Frameworks, regulation, compliance matters, procedures, aren’t subjects one can find, at first sight, interesting. However, as long as there is an audience willing to trade time for attention, then there is an interest and the motivation to create content that satisfies it.
If the content is a currency, the one with the best interest rate will prevail over the others.
What are the qualifications required to be a corporate secretary?
Some countries differentiate corporate secretaries dealing with varied aspects of the business from the ones who primarily focus on legal matters.
Whichever the case, a corporate secretary should be a multi-purpose professional, adaptable and with good communication skills because they play a bridging role among different stakeholders. In general, any lawyer or economist could be an efficient corporate secretary. The corporate secretary is a senior in-house role, and the person who holds it must have a long track record, extensive networks, and intimate company knowledge.
Midway between a lawyer and an economist, current qualifications don’t fully cover the business requirements for this complex role.
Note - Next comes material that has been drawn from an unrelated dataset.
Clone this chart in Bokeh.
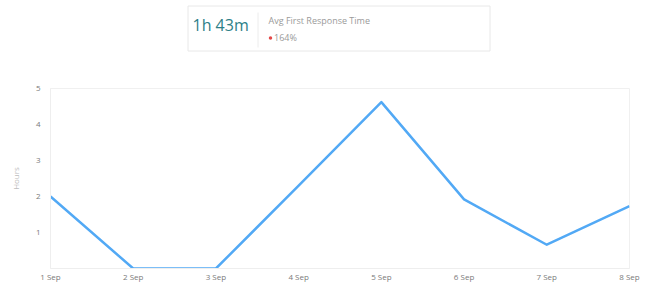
from bokeh.plotting import figure
from bokeh.models import Range1d, FixedTicker
from bokeh.layouts import column
from bokeh.embed import file_html
from bokeh.resources import INLINE
from bokeh.core.properties import value

# ---- data ----
days = ["1 Sep", "2 Sep", "3 Sep", "4 Sep", "5 Sep", "6 Sep", "7 Sep", "8 Sep"]
hours = [2.0, 0.0, 0.0, 2.3, 4.62, 1.92, 0.66, 1.73]
y_ticks = [1, 2, 3, 4, 5]
kpi_value = "1h 43m"
kpi_title = "Avg First Response Time"
kpi_change = "164%"

FONT = "Open Sans"
W = 661

# ---- KPI header (figure coordinates in px, y downward) ----
top = figure(width=W, height=60, output_backend="svg", toolbar_location=None,
             x_range=Range1d(0, W), y_range=Range1d(60, 0),
             min_border=0, outline_line_color=None)
top.frame_align = False
top.axis.visible = False
top.grid.visible = False
top.quad(left=[187.5], right=[489.5], top=[5.5], bottom=[50.5],
         fill_color="white", line_color="#e8e8e8", line_width=1)
top.segment(x0=[257.5], y0=[12], x1=[257.5], y1=[47], line_color="#ececec", line_width=1)
top.text(x=[192], y=[24.5], text=[kpi_value], text_font=value(FONT), text_font_size="16px",
         text_color="#2e7f88", text_baseline="middle", text_align="left")
top.text(x=[268], y=[20], text=[kpi_title], text_font=value(FONT), text_font_size="9px",
         text_color="#9a9a9a", text_baseline="middle", text_align="left")
top.scatter(x=[270], y=[37.5], size=3.5, marker="circle", fill_color="#e34a4a", line_color=None)
top.text(x=[273.5], y=[37], text=[kpi_change], text_font=value(FONT), text_font_size="9px",
         text_color="#9a9a9a", text_baseline="middle", text_align="left")

# ---- line chart ----
xs = list(range(len(days)))
p = figure(width=W, height=224, output_backend="svg", toolbar_location=None,
           x_range=Range1d(0, len(days) - 1), y_range=Range1d(0, 5),
           min_border_left=50, min_border_right=32, min_border_top=28, min_border_bottom=10,
           outline_line_color="#f0f0f0")
p.frame_align = False
p.grid.visible = False
p.line(xs, hours, line_color="#52a9f5", line_width=2.5, line_join="round")

p.xaxis.ticker = FixedTicker(ticks=xs)
p.xaxis.major_label_overrides = {i: d for i, d in enumerate(days)}
p.yaxis.ticker = FixedTicker(ticks=y_ticks)
p.yaxis.axis_label = "Hours"
for ax in (p.xaxis[0], p.yaxis[0]):
    ax.axis_line_color = "#eeeeee"
    ax.major_tick_line_color = None
    ax.minor_tick_line_color = None
    ax.major_tick_in = 0
    ax.major_tick_out = 0
    ax.minor_tick_in = 0
    ax.minor_tick_out = 0
    ax.major_label_text_font = FONT
    ax.major_label_text_font_size = "8px"
    ax.major_label_text_color = "#7a7a7a"
p.xaxis.major_label_standoff = 2
p.yaxis.major_label_standoff = 10
p.yaxis.axis_label_text_font = FONT
p.yaxis.axis_label_text_font_size = "8px"
p.yaxis.axis_label_text_font_style = "normal"
p.yaxis.axis_label_text_color = "#bdbdbd"
p.yaxis.axis_label_standoff = 12

layout = column(top, p, spacing=0)
open("out.html", "w").write(file_html(layout, INLINE))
In Luxembourg, ILA has defined a certification process for corporate secretaries which definitely cope with businesses’ needs.
The choice between an economic profile or a legal-focused one for a corporate secretary will strongly depend on the sector of activity, the regulatory environment and the organisation’s expectations. For example, the laws and regulations applying to listed companies are numerous and complicated, and specific issues requiring immediate attention arise commonly in board meetings. In this case, a legal background would probably be more adequate.
Insourcing or outsourcing the corporate secretary function
The decision on betting on an in-house corporate secretary or outsource the role is driven by different factors, resources, sector of activity and company culture.
Outsourcing the corporate secretary’s role has clear advantages. Among them, one can cite 1) independence to the organisation, limiting the risk of collusion; 2) expertise, because the professional is specifically trained for this purpose and 3) experience acquired with several clients, and variable implication as per organisations’ needs. Nevertheless, being an outsider can limit the interactivity with some levels of the organisation as well as access to information, although digitalisation is strongly reducing these limitations.
An in-house corporate secretary is more recommendable for operational, industrial or listed financial companies because of the level of intimacy that’s normally required in these cases, and the significant workload.
Future legislation on corporate secretary, would it be helpful?
The creation of a legal framework for the corporate secretary function as it exists for lawyers, independent auditors or chartered accountants may be an opportunity. This would back up the usefulness of the function and ensure quality services (through certification).
In addition to this, the insertion of the role in the company law would be interesting as well. By legally framing the scope of the corporate secretary’s role, it gives them the option to act according to the law for specific actions such as registrations or certifications.
On the other hand, one may consider that the corporate governance codes and the companies’ by-laws provide sufficient guidance on the position of the corporate secretary, and that specific legislation on the subject may not be required.
What we think
The corporate secretary is the most suitable person to make corporate governance a reality because they are natural privileged intermediaries between decision makers and management. They do not bring only specific answers to organisations’ challenges but governance to face them more efficiently. It is time to recognise the added value of this function that often remains in the shadow.
The Corporate Secretary holds a highly sensitive position in the company, and utmost attention should be given to the selection of the holder. All the same, the paucity of legislation on the subject offers flexibility in organising the job to fit a company’s requirements.